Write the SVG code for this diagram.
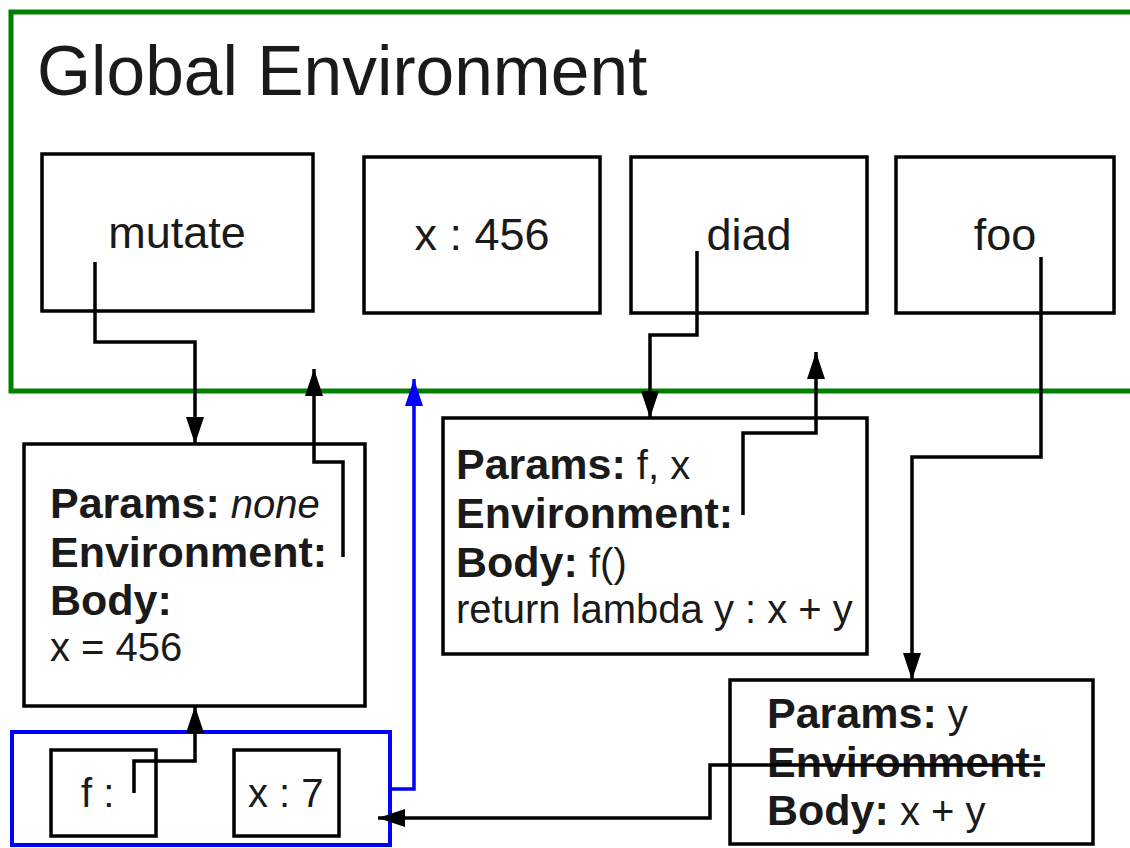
<svg xmlns="http://www.w3.org/2000/svg" width="1130" height="848" viewBox="0 0 1130 848">
<style>
  .box { fill: #fff; stroke: #000; stroke-width: 3.5; }
  .t { font-family: "Liberation Sans", Arial, sans-serif; fill: #1a1a1a; }
  .name { font-size: 45px; text-anchor: middle; }
  .b { font-weight: bold; font-size: 43px; }
  .r { font-size: 40px; }
  .c { fill: none; stroke: #000; stroke-width: 3.5; }
  .cb { fill: none; stroke: #0000ff; stroke-width: 3.5; }
</style>
<defs>
  <marker id="ah" viewBox="0 0 27 18" refX="27" refY="9" markerWidth="27" markerHeight="18" markerUnits="userSpaceOnUse" orient="auto">
    <path d="M0,0 L27,9 L0,18 z" fill="#000"/>
  </marker>
  <marker id="ahb" viewBox="0 0 27 18" refX="27" refY="9" markerWidth="27" markerHeight="18" markerUnits="userSpaceOnUse" orient="auto">
    <path d="M0,0 L27,9 L0,18 z" fill="#0000ff"/>
  </marker>
</defs>
<rect width="1130" height="848" fill="#fff"/>

<g id="global-env">
  <path d="M1135,12 H11 V391 H1135" fill="none" stroke="#008000" stroke-width="5"/>
  <text class="t" x="37" y="95" font-size="69.5">Global Environment</text>
</g>

<g id="mutate">
  <rect class="box" x="42" y="154" width="271" height="157"/>
  <text class="t name" x="177" y="248">mutate</text>
</g>
<g id="x456">
  <rect class="box" x="364" y="157" width="236" height="156"/>
  <text class="t name" x="482" y="250">x : 456</text>
</g>
<g id="diad">
  <rect class="box" x="631" y="157" width="236" height="156"/>
  <text class="t name" x="749" y="250">diad</text>
</g>
<g id="foo">
  <rect class="box" x="896" y="157" width="218" height="156"/>
  <text class="t name" x="1005" y="250">foo</text>
</g>

<g id="mutate-func">
  <rect class="box" x="24" y="444" width="341" height="262"/>
  <text class="t" x="50" y="518"><tspan class="b">Params:</tspan><tspan class="r" font-style="italic"> none</tspan></text>
  <text class="t b" x="50" y="567">Environment:</text>
  <text class="t b" x="50" y="615">Body:</text>
  <text class="t r" x="50" y="661">x = 456</text>
</g>

<g id="diad-func">
  <rect class="box" x="443" y="418" width="424" height="236"/>
  <text class="t" x="456" y="479"><tspan class="b">Params:</tspan><tspan class="r"> f, x</tspan></text>
  <text class="t b" x="456" y="528">Environment:</text>
  <text class="t" x="456" y="577"><tspan class="b">Body:</tspan><tspan class="r"> f()</tspan></text>
  <text class="t r" x="456" y="623">return lambda y : x + y</text>
</g>

<g id="lambda-func">
  <rect class="box" x="730" y="680" width="363" height="164"/>
  <text class="t" x="767" y="728"><tspan class="b">Params:</tspan><tspan class="r"> y</tspan></text>
  <text class="t b" x="767" y="777">Environment:</text>
  <text class="t" x="767" y="825"><tspan class="b">Body:</tspan><tspan class="r"> x + y</tspan></text>
</g>

<g id="frame-f1">
  <rect x="12" y="732" width="378" height="113" fill="none" stroke="#0000ff" stroke-width="4"/>
</g>
<g id="f-binding">
  <rect class="box" x="51" y="750" width="105" height="86"/>
  <text class="t r" x="81" y="807">f :</text>
</g>
<g id="x7">
  <rect class="box" x="234" y="750" width="105" height="86"/>
  <text class="t r" x="248" y="807">x : 7</text>
</g>

<g id="connectors">
  <path class="c" d="M95,262 V342 H195 V444" marker-end="url(#ah)"/>
  <path class="c" d="M343,557 V462 H314 V369" marker-end="url(#ah)"/>
  <path class="cb" d="M390,789 H414 V379" marker-end="url(#ahb)"/>
  <path class="c" d="M134,793 V761 H195 V706" marker-end="url(#ah)"/>
  <path class="c" d="M697,251 V335 H650 V418" marker-end="url(#ah)"/>
  <path class="c" d="M743,515 V433 H816 V352" marker-end="url(#ah)"/>
  <path class="c" d="M1041,257 V457 H912 V680" marker-end="url(#ah)"/>
  <path class="c" d="M1045,765 H710 V818 H378" marker-end="url(#ah)"/>
</g>
</svg>
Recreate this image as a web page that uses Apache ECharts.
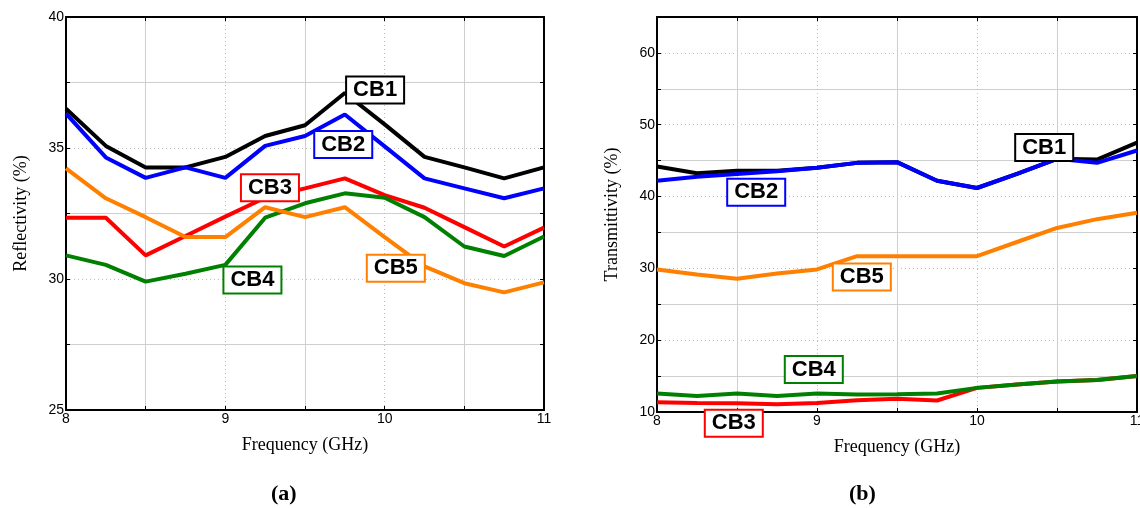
<!DOCTYPE html>
<html>
<head>
<meta charset="utf-8">
<script src="https://cdn.jsdelivr.net/npm/echarts@6/dist/echarts.min.js"></script>
<style>
html,body{margin:0;padding:0;background:#fff;}
#chart{width:1140px;height:508px;}
</style>
</head>
<body>
<div id="chart"></div>
<script>
// ---- data ----
const freqs = [8, 8.25, 8.5, 8.75, 9, 9.25, 9.5, 9.75, 10, 10.25, 10.5, 10.75, 11];
const seriesNames = ['CB1', 'CB2', 'CB3', 'CB4', 'CB5'];

// (a) Reflectivity (%)
const refCB1 = [36.5, 35.08, 34.26, 34.26, 34.66, 35.46, 35.87, 37.1, 35.9, 34.66, 34.26, 33.84, 34.26];
const refCB2 = [36.31, 34.64, 33.86, 34.26, 33.86, 35.08, 35.46, 36.28, 35.06, 33.84, 33.46, 33.08, 33.46];
const refCB3 = [32.34, 32.34, 30.9, 31.64, 32.38, 33.1, 33.46, 33.84, 33.2, 32.72, 31.98, 31.24, 31.96];
const refCB4 = [30.9, 30.54, 29.9, 30.2, 30.54, 32.34, 32.89, 33.27, 33.1, 32.36, 31.24, 30.88, 31.62];
const refCB5 = [34.22, 33.08, 32.36, 31.6, 31.6, 32.74, 32.36, 32.74, 31.6, 30.48, 29.84, 29.49, 29.87];

// (b) Transmittivity (%)
const trCB1 = [44.17, 43.25, 43.6, 43.6, 44.0, 44.69, 44.79, 42.2, 41.19, 43.15, 45.25, 45.15, 47.5];
const trCB2 = [42.21, 42.77, 43.15, 43.53, 44.0, 44.69, 44.79, 42.2, 41.19, 43.15, 45.25, 44.69, 46.41];
const trCB3 = [11.36, 11.26, 11.22, 11.08, 11.26, 11.64, 11.83, 11.6, 13.36, 13.83, 14.25, 14.44, 15.0];
const trCB4 = [12.57, 12.24, 12.57, 12.24, 12.57, 12.43, 12.48, 12.57, 13.36, 13.83, 14.25, 14.44, 15.0];
const trCB5 = [29.85, 29.15, 28.54, 29.28, 29.85, 31.7, 31.7, 31.7, 31.7, 33.67, 35.63, 36.85, 37.73];

// ---- label anchors (in data coordinates) ----
const refLabelAt = [[9.94, 37.21], [9.74, 35.13], [9.28, 33.48], [9.17, 29.96], [10.07, 30.41]];
const trLabelAt = [[10.42, 46.83], [8.62, 40.59], [8.48, 8.42], [8.98, 15.91], [9.28, 28.8]];

const colors = ['#000000', '#0000ff', '#ff0000', '#008000', '#ff8000'];
const sans = 'Arial, "Liberation Sans", sans-serif';
const serif = '"Times New Roman", "Liberation Serif", serif';

function pairs(ys) { return freqs.map((f, i) => [f, ys[i]]); }

const tickStyle = { inside: true, length: 4, lineStyle: { color: '#000' } };
const minorTickStyle = { show: true, splitNumber: 2, length: 4, lineStyle: { color: '#000' } };

function xAxisCfg(gridIndex) {
  return {
    type: 'value', gridIndex, min: 8, max: 11, interval: 1,
    name: 'Frequency (GHz)', nameLocation: 'middle', nameGap: 26,
    nameTextStyle: { fontFamily: serif, fontSize: 18, color: '#000' },
    axisLine: { lineStyle: { color: '#000', width: 2 } },
    axisTick: tickStyle, minorTick: minorTickStyle,
    axisLabel: { fontFamily: sans, fontSize: 14, color: '#000', margin: 2 },
    splitLine: { show: true, lineStyle: { color: '#bdbdbd', type: [1, 3], width: 1 } },
    minorSplitLine: { show: true, lineStyle: { color: '#cfcfcf', width: 1 } }
  };
}
function xAxisTop(gridIndex) {
  return {
    type: 'value', gridIndex, min: 8, max: 11, interval: 1, position: 'top',
    axisLine: { onZero: false, lineStyle: { color: '#000', width: 2 } },
    axisTick: tickStyle, minorTick: minorTickStyle,
    axisLabel: { show: false }, splitLine: { show: false }
  };
}
function yAxisCfg(gridIndex, min, max, interval, name) {
  return {
    type: 'value', gridIndex, min, max, interval,
    name, nameLocation: 'middle', nameGap: 36,
    nameTextStyle: { fontFamily: serif, fontSize: 18, color: '#000' },
    axisLine: { lineStyle: { color: '#000', width: 2 } },
    axisTick: tickStyle, minorTick: minorTickStyle,
    axisLabel: { fontFamily: sans, fontSize: 14, color: '#000', margin: 2, showMaxLabel: max % interval === 0 },
    splitLine: { show: true, lineStyle: { color: '#bdbdbd', type: [1, 3], width: 1 } },
    minorSplitLine: { show: true, lineStyle: { color: '#cfcfcf', width: 1 } }
  };
}
function yAxisRight(gridIndex, min, max, interval) {
  return {
    type: 'value', gridIndex, min, max, interval, position: 'right',
    axisLine: { onZero: false, lineStyle: { color: '#000', width: 2 } },
    axisTick: tickStyle, minorTick: minorTickStyle,
    axisLabel: { show: false }, splitLine: { show: false }
  };
}

function makeSeries(dataSets, xi, yi) {
  return dataSets.map((ys, k) => ({
    name: seriesNames[k] + (xi ? 'b' : 'a'),
    type: 'line', xAxisIndex: xi, yAxisIndex: yi,
    data: pairs(ys), showSymbol: false, symbol: 'none',
    lineStyle: { color: colors[k], width: 4 },
    color: colors[k], z: 2 + k
  }));
}
function makeLabels(labelAt, xi, yi) {
  return {
    type: 'scatter', xAxisIndex: xi, yAxisIndex: yi, clip: false,
    symbolSize: 0, z: 20, silent: true,
    itemStyle: { opacity: 1 },
    emphasis: { disabled: true },
    data: labelAt.map((c, k) => ({
      value: c, name: seriesNames[k],
      label: { borderColor: colors[k] }
    })),
    label: {
      show: true, position: 'inside', formatter: '{b}',
      fontFamily: sans, fontSize: 22, fontWeight: 'bold', color: '#000', opacity: 1,
      backgroundColor: '#fff', borderWidth: 2,
      padding: [2, 6, 1, 6]
    }
  };
}

const chart = echarts.init(document.getElementById('chart'), null, { renderer: 'canvas' });
chart.setOption({
  animation: false,
  backgroundColor: '#fff',
  title: [
    { text: '(a)', left: 266, top: 478, textStyle: { fontFamily: serif, fontSize: 22, fontWeight: 'bold', color: '#000' } },
    { text: '(b)', left: 844, top: 478, textStyle: { fontFamily: serif, fontSize: 22, fontWeight: 'bold', color: '#000' } }
  ],
  grid: [
    { left: 66, top: 17, width: 478, height: 393, outerBoundsMode: 'none' },
    { left: 657, top: 17, width: 480, height: 395, outerBoundsMode: 'none' }
  ],
  xAxis: [xAxisCfg(0), xAxisCfg(1), xAxisTop(0), xAxisTop(1)],
  yAxis: [
    yAxisCfg(0, 25, 40, 5, 'Reflectivity (%)'),
    yAxisCfg(1, 10, 65, 10, 'Transmittivity (%)'),
    yAxisRight(0, 25, 40, 5),
    yAxisRight(1, 10, 65, 10)
  ],
  series: [
    ...makeSeries([refCB1, refCB2, refCB3, refCB4, refCB5], 0, 0),
    ...makeSeries([trCB1, trCB2, trCB3, trCB4, trCB5], 1, 1),
    makeLabels(refLabelAt, 0, 0),
    makeLabels(trLabelAt, 1, 1)
  ]
});
</script>
</body>
</html>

....

WHAT THIS TASK INVOLVES - Everything from the line with "Recreate this image" down to the line with "const seriesNames = ['CB1', 'CB2', 'CB3', 'CB4', 'CB5'];" in the data above should be copied exactly, with both end lines kept and the pictures left out.

REPLY -
Recreate this image as a web page that uses Apache ECharts.
<!DOCTYPE html>
<html>
<head>
<meta charset="utf-8">
<script src="https://cdn.jsdelivr.net/npm/echarts@6/dist/echarts.min.js"></script>
<style>
html,body{margin:0;padding:0;background:#fff;}
#chart{width:1140px;height:508px;}
</style>
</head>
<body>
<div id="chart"></div>
<script>
// ---- data ----
const freqs = [8, 8.25, 8.5, 8.75, 9, 9.25, 9.5, 9.75, 10, 10.25, 10.5, 10.75, 11];
const seriesNames = ['CB1', 'CB2', 'CB3', 'CB4', 'CB5'];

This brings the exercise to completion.